Von Antibiotika bis Käse: Penicillium ist die Mikrobe des Jahres 2026

Eine Hand mit blauem Handschuh hält eine Petrischale mit grün-weißem Schimmelpilz.
Penicillium, der Pinselschimmel, ist Mikrobe des Jahres 2026 – ein Pilz, der Medizin, Käse und Biotechnologie geprägt hat.

Die Mikrobe des Jahres 2026 heißt Penicillium. Mit der Wahl des Pinselschimmels würdigt die Vereinigung für Allgemeine und Angewandte Mikrobiologie (VAAM) eine Mikrobe, die nicht nur in der Medizin, sondern auch für den Käsegeschmack und viele weitere Anwendungen eine zentrale Rolle spielt.

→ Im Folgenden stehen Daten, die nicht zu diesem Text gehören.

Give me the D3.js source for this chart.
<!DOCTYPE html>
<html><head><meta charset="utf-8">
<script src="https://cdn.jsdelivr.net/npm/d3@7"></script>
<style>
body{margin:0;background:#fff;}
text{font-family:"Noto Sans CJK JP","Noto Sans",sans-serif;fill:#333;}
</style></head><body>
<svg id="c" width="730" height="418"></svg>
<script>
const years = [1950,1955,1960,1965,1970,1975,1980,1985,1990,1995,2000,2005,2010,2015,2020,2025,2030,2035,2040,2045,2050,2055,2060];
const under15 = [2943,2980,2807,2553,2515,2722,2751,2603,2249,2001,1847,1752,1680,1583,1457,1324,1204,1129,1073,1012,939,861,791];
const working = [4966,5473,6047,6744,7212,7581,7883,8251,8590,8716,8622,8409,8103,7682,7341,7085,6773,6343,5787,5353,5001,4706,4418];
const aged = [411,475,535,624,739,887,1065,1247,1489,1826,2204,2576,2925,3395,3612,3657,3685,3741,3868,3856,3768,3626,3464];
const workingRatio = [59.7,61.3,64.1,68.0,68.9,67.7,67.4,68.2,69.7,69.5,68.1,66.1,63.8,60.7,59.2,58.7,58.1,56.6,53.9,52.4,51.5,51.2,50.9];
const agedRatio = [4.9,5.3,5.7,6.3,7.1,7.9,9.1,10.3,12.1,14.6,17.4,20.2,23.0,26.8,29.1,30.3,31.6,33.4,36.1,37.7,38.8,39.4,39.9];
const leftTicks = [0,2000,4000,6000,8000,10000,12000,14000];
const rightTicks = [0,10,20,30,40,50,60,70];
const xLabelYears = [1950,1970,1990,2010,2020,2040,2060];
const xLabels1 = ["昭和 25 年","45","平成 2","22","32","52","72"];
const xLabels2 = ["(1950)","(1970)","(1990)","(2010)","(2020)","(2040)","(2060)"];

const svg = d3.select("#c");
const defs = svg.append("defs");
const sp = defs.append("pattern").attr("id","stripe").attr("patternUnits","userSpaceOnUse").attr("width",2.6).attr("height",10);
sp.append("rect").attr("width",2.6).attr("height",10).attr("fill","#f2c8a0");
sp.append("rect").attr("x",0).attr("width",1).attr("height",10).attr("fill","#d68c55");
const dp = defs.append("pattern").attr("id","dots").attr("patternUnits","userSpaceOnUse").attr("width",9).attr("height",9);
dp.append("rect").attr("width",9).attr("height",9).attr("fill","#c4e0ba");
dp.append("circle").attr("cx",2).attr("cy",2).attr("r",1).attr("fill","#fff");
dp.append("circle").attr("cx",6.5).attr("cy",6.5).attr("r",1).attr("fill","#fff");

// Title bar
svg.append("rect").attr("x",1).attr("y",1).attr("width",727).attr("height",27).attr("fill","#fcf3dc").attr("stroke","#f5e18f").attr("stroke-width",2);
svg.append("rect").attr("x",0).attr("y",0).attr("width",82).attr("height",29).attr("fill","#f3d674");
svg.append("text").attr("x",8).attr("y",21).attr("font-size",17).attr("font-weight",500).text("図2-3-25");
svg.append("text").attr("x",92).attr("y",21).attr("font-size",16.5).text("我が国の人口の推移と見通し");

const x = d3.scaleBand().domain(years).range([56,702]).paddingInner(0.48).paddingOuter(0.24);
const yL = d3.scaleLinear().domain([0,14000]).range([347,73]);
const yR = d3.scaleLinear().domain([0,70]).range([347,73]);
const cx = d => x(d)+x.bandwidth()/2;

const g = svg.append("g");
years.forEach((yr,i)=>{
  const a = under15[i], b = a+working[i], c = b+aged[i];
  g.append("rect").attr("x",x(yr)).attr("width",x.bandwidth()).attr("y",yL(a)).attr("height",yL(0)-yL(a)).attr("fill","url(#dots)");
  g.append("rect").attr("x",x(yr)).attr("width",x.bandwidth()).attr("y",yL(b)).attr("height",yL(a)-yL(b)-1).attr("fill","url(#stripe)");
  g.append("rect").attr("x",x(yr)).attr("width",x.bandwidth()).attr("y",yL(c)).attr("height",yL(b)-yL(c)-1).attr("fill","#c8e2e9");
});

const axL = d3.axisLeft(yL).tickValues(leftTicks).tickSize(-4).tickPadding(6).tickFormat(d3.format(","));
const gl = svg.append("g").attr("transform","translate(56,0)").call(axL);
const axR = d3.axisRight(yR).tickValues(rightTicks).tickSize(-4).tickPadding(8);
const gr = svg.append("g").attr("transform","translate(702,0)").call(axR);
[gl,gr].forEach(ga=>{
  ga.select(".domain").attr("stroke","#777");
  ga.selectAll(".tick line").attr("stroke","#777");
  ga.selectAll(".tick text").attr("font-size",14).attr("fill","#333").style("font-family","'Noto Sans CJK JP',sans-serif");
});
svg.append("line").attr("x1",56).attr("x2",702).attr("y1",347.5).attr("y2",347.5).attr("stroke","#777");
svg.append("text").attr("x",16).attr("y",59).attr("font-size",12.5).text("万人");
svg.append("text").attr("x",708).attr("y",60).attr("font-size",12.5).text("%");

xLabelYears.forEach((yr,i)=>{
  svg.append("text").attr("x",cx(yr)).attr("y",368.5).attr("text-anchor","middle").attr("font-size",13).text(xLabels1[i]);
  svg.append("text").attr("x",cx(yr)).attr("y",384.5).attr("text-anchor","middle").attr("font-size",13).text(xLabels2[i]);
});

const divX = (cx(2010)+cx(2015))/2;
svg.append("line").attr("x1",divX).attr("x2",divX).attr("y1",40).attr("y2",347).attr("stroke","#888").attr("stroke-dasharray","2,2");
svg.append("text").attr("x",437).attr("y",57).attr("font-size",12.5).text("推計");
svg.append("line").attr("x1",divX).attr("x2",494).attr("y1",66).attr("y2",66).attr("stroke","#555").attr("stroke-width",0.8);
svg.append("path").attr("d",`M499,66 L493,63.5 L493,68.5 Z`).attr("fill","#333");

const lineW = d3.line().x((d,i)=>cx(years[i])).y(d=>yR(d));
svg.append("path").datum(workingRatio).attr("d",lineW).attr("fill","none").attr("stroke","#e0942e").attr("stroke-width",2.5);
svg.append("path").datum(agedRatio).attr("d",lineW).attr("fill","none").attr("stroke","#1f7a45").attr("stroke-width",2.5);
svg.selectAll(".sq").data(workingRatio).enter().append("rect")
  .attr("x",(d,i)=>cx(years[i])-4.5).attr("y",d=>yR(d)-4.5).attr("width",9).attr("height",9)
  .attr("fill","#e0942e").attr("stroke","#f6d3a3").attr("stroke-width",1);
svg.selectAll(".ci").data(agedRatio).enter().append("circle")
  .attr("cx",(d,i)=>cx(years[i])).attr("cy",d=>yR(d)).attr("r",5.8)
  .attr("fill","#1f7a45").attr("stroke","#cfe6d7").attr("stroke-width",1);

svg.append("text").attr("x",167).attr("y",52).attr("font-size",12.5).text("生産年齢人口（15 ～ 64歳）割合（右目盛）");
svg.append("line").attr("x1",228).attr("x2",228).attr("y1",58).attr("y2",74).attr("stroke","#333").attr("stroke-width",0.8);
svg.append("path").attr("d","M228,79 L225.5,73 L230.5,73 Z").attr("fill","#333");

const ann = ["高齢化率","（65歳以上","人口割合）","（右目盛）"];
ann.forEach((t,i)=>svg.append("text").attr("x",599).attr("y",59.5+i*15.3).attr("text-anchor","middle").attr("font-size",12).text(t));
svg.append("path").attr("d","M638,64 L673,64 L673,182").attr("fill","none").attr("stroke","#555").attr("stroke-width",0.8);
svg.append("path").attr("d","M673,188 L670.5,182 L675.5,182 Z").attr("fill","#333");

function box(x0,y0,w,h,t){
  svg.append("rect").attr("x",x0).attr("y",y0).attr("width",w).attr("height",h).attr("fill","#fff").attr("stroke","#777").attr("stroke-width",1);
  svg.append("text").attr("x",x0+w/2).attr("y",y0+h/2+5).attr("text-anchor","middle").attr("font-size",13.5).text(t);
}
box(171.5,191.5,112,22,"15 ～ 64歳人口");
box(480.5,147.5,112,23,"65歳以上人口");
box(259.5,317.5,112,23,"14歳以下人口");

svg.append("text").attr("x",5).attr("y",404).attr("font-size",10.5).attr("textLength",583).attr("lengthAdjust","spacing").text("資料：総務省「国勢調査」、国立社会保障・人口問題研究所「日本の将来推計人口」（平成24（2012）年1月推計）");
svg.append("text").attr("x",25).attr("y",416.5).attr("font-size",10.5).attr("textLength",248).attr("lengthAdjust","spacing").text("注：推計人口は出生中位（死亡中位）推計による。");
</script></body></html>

Kaum ein anderer Mikroorganismus hat in den vergangenen 80 Jahren so viele Menschenleben gerettet – und tut dies bis heute. Der Weg zu dieser Bedeutung war von Zufällen geprägt: eine unbeabsichtigte Verunreinigung im Labor, eine verschimmelte Melone und Forschende, die genauer hinsahen und Fragen stellten. 

1928 bemerkte der schottische Arzt Alexander Fleming auf einer Agarplatte ungewöhnlich wenige Bakterien. Ursache war ein Schimmelpilz, der sich unbemerkt ausgebreitet hatte. Fleming vermutete, dass dieser eine Substanz freisetzt, die Bakterien abtötet – heute wissen wir, dass Penicillin die Bildung der bakteriellen Zellwand blockiert. Der Pilz wurde später als Penicillium notatum identifiziert, die wirksame Substanz erhielt den Namen Penicillin.

Von der Melone zur Massenproduktion

Den entscheidenden Schritt zur medizinischen Anwendung machten 1941 Howard Florey und Ernst Chain: Sie isolierten und reinigten Penicillin. Im selben Jahr erhielt ein Polizist in Oxford als erster Patient das neue Antibiotikum. Seine Symptome besserten sich rasch – doch der Vorrat reichte nicht aus, um ihn zu retten.

Durch zahlreiche Verbesserungen und Weiterentwicklungen zählen Penicillin und seine Abkömmlinge bis heute zu den am häufigsten eingesetzten Antibiotika. Charakteristisch für Penicillium sind fadenförmige Strukturen mit typischen Sporen, die an kleine Pinsel erinnern – daher der Name Pinselschimmel (lateinisch penicillus). Die oft farbigen Sporen dienen der asexuellen Vermehrung. Überraschenderweise entdeckten Forschende jedoch im Jahr 2008 auch zwei Geschlechter beziehungsweise Kreuzungstypen. Diese sexuelle Fortpflanzung eröffnet neue Möglichkeiten, Produktionsstämme gezielt mit verbesserten Eigenschaften zu züchten.

Mehr als nur Medizin

Davon profitieren unter anderem Käsehersteller. Pinselschimmel prägen Geschmack, Geruch und Textur von Käsesorten wie Camembert, Brie und Blauschimmelkäse. Die weiße, halbfeste Rinde von Brie und Camembert besteht überwiegend aus Penicillium camemberti, der auch für die cremige Konsistenz verantwortlich ist. Penicillium roqueforti wird für Roquefort- und andere Blauschimmelkäse eingesetzt. Seine Enzyme, etwa Proteasen und Lipasen, spalten Milcheiweiße und Fette und erzeugen Aromastoffe, die dem Käse sein typisches Profil verleihen und ihn zugleich vor unerwünschten Mikroorganismen schützen. Da lange genutzte Stämme an Vitalität verlieren, könnten Kreuzungen mit wilden, frischen Stämmen helfen, diese Kulturschätze zu erhalten.

Biotechnologisches Multitalent

Auch abseits von Medizin und Käse spielt Penicillium in der Industrie eine wichtige Rolle. Arten wie P. citrinum liefern Enzyme für die Lebensmittel- und Textilproduktion. Andere produzieren bioaktive Substanzen: So dient Pyripyropen A aus P. coprobium als Basis für ein Insektizid gegen Blattläuse und Weiße Fliegen. Bereits 1893 isolierte Bartolomeo Gosio aus P. brevicompactum die Mycophenolsäure – heute ein wichtiges Immunsuppressivum.